La caza furtiva, ciertas artes empleadas como son los cepos y lazos para la captura de otras especies en las que tienen la “mala suerte” de caer también los linces y hasta los envenenamientos, completan buena parte de las razones por las que este mamífero se encuentra en tan alto riesgo de extinción. No vamos a pensar que tras la otra causa principal de mortandad, los atropellos, estén también cazadores (conduciendo como algunos disparan, sin asegurarse qué hay delante), pero la razón lleva a la presunción – que no acusación, no se me vaya a enfadar este hombre – de que sí es así en la mayor parte de los casos en los que el origen de la muerte coincide con los métodos, furtivos o legales, utilizados por estos apasionados del rifle.

Y dicho esto quiero dejar claro que creo que la mayor parte de los cazadores, incluido el autor del texto al que me refiero, están en contra de tales prácticas, que además de acabar con animales protegidos no hacen más que ensuciar su actividad. La diferencia radica en que para ellos arrebatarle la vida a otros seres, las piezas cinegéticas “legales”, es algo limpio y digno. Muchos pensamos que no hay entretenimiento que pueda amparar “víctimas justificadas” y que el sufrimiento y la sangre vertida como resultado de un acto de violencia, son algo reprobable se encuentre o no en peligro de desaparición la especie que sufre, sangra y muere. El dolor no hace las distinciones que la ley sí contempla a la hora de determinar a qué criaturas puede matar o no el ser humano como pasatiempo.

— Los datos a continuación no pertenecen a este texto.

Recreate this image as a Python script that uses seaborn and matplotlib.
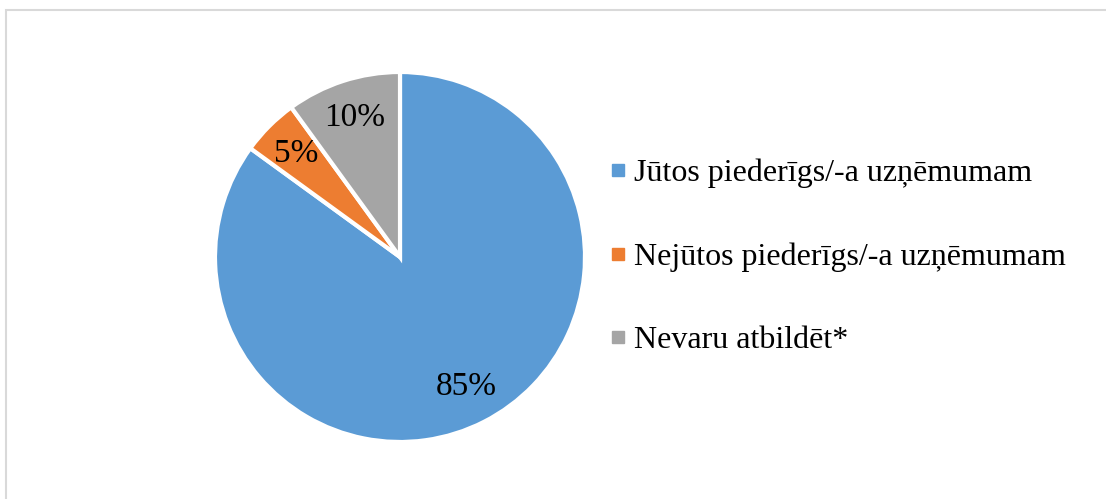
import matplotlib
matplotlib.use("Agg")
import matplotlib.pyplot as plt
from matplotlib.lines import Line2D
from matplotlib.patches import Rectangle
import seaborn as sns

categories = ["Jūtos piederīgs/-a uzņēmumam", "Nejūtos piederīgs/-a uzņēmumam", "Nevaru atbildēt*"]
values = [85, 5, 10]
colors = ["#5B9BD5", "#ED7D31", "#A5A5A5"]

sns.set_theme(style="white")
plt.rcParams['font.family'] = ['Liberation Serif', 'DejaVu Serif']

W, H = 1106, 499
fig = plt.figure(figsize=(W / 100, H / 100), dpi=100)
fig.patch.set_facecolor("white")

# chart border
fig.add_artist(Rectangle((6 / W, -0.05), 1.1, 1 - 10 / H + 0.05, transform=fig.transFigure,
                         fill=False, edgecolor="#D9D9D9", linewidth=1.5))

cx, cy, r = 400, 257, 185
ax = fig.add_axes([(cx - r) / W, (H - cy - r) / H, 2 * r / W, 2 * r / H])
wedges, texts, autotexts = ax.pie(values, colors=colors, startangle=90, counterclock=False,
                                  autopct="%d%%", pctdistance=0.79, radius=1,
                                  wedgeprops=dict(edgecolor="white", linewidth=3),
                                  textprops=dict(fontsize=24, color="black"))
ax.set_xlim(-1, 1)
ax.set_ylim(-1, 1)
ax.set_aspect("equal")
ax.axis("off")

handles = [Line2D([0], [0], marker="s", linestyle="none", markersize=8,
                  markerfacecolor=c, markeredgecolor=c) for c in colors]
leg = fig.legend(handles, categories, loc="center left", bbox_to_anchor=(608 / W, (H - 257) / H),
                 frameon=False, fontsize=23, labelspacing=1.7, handletextpad=0.2, handlelength=0.6,
                 borderpad=0, borderaxespad=0)
for t in leg.get_texts():
    t.set_color("black")

fig.savefig("out.png", dpi=100, facecolor="white")
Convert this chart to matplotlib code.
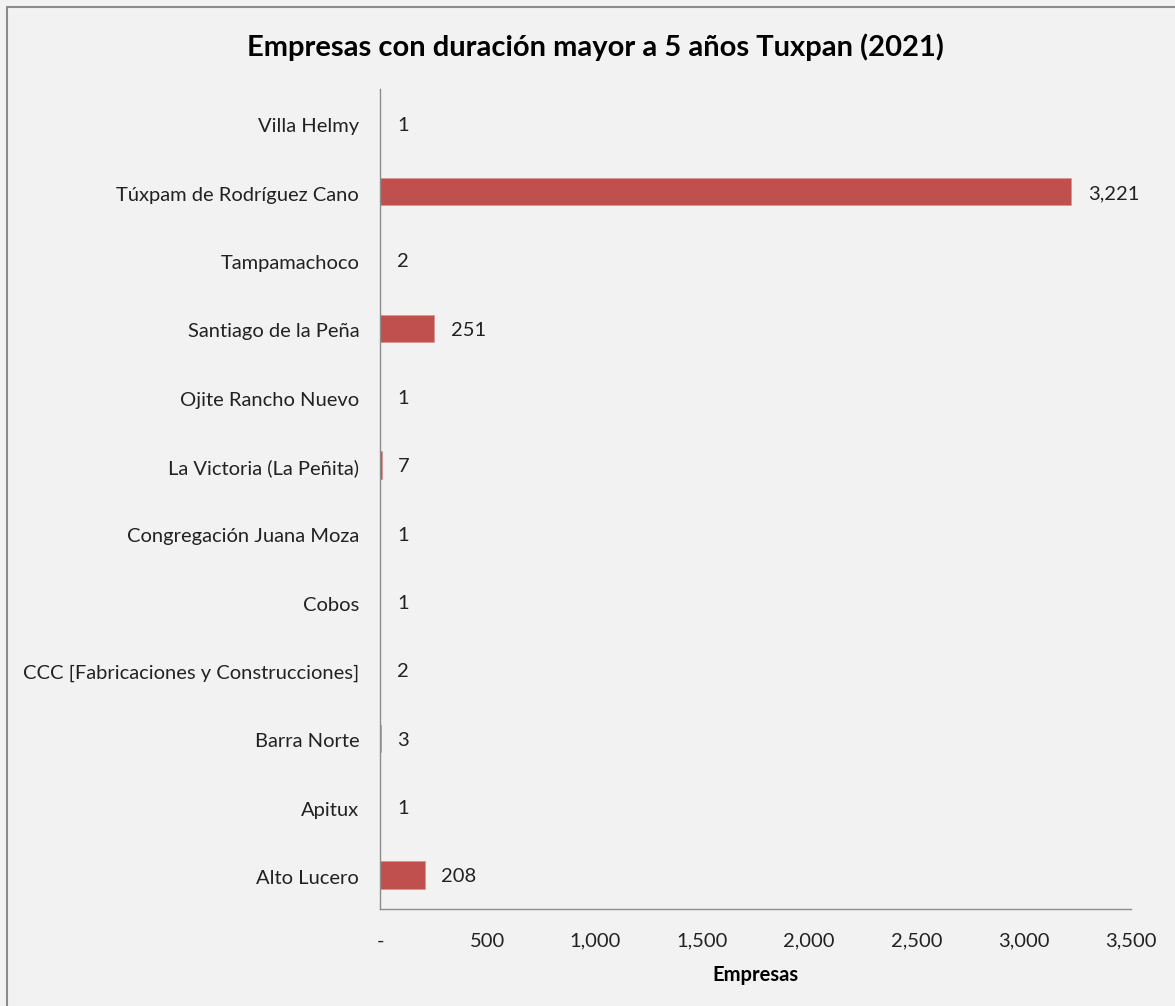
import matplotlib.pyplot as plt
from matplotlib.patches import Rectangle
from matplotlib.ticker import FuncFormatter
from matplotlib.transforms import ScaledTranslation

plt.rcParams['font.family'] = ['Lato', 'DejaVu Sans']

# bottom to top, as in the chart
localidades = [
    "Alto Lucero", "Apitux", "Barra Norte",
    "CCC [Fabricaciones y Construcciones]", "Cobos",
    "Congregación Juana Moza", "La Victoria (La Peñita)",
    "Ojite Rancho Nuevo", "Santiago de la Peña", "Tampamachoco",
    "Túxpam de Rodríguez Cano", "Villa Helmy",
]
empresas = [208, 1, 3, 2, 1, 1, 7, 1, 251, 2, 3221, 1]
xticks = [0, 500, 1000, 1500, 2000, 2500, 3000, 3500]

bg = '#f2f2f2'
fig = plt.figure(figsize=(11.75, 10.06), dpi=100, facecolor=bg)
# chart area border (only left and top edges fall inside the image)
fig.patches.append(Rectangle((7 / 1175, -0.1), 1.2, 1.1 - 7 / 1006, transform=fig.transFigure,
                             facecolor='none', edgecolor='#8c8c8c', linewidth=1.5))

ax = fig.add_axes([380 / 1175, 1 - 909 / 1006, 751 / 1175, 820 / 1006])
ax.set_facecolor(bg)

pos = range(len(localidades))
ax.barh(pos, empresas, height=0.4, color='#c0504d', edgecolor='#d99694', linewidth=0.6)

for y, v in zip(pos, empresas):
    ax.annotate(f"{v:,}", (v, y), xytext=(12, -1.5), textcoords='offset points',
                ha='left', va='center', fontsize=14.5, color='#222222')

ax.set_xlim(0, 3500)
ax.set_ylim(-0.5, len(localidades) - 0.5)
ax.set_xticks(xticks)
ax.xaxis.set_major_formatter(FuncFormatter(lambda x, p: '-' if x == 0 else f"{x:,.0f}"))
ax.set_yticks(list(pos))
ax.set_yticklabels(localidades)
ax.tick_params(axis='both', length=0, labelsize=14.5, colors='#222222')
ax.tick_params(axis='y', pad=15)
ax.tick_params(axis='x', pad=17)
# nudge category labels down a little
shift = ScaledTranslation(0, -1.5 / 72, fig.dpi_scale_trans)
for lbl in ax.get_yticklabels():
    lbl.set_transform(lbl.get_transform() + shift)

for s in ['top', 'right']:
    ax.spines[s].set_visible(False)
for s in ['left', 'bottom']:
    ax.spines[s].set_color('#8c8c8c')
    ax.spines[s].set_linewidth(1.0)

ax.set_xlabel("Empresas", fontsize=14.5, fontweight='bold', labelpad=11)
fig.text(595 / 1175, 1 - 47 / 1006, "Empresas con duración mayor a 5 años Tuxpan (2021)",
         ha='center', va='center', fontsize=21, fontweight='bold')

fig.savefig("out.png", dpi=100, facecolor=bg)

La muerte de linces, la de paseantes o la de cazadores, son sólo algunas de las más dramáticas consecuencias de la permisividad con una afición cuya coartada, el pretendido control de población de animales, no es más que una mascarada para acicalar verdades que resultan menos digeribles: que constituye un negocio que mueve gran cantidad de dinero porque fomenta el placer que algunos sienten cercenando vidas. Un modo muy necio de entender la superioridad y muy cruel de ejercer “derechos” escritos por y para el hombre. Pero la ley se puede modificar. No lo olvidemos.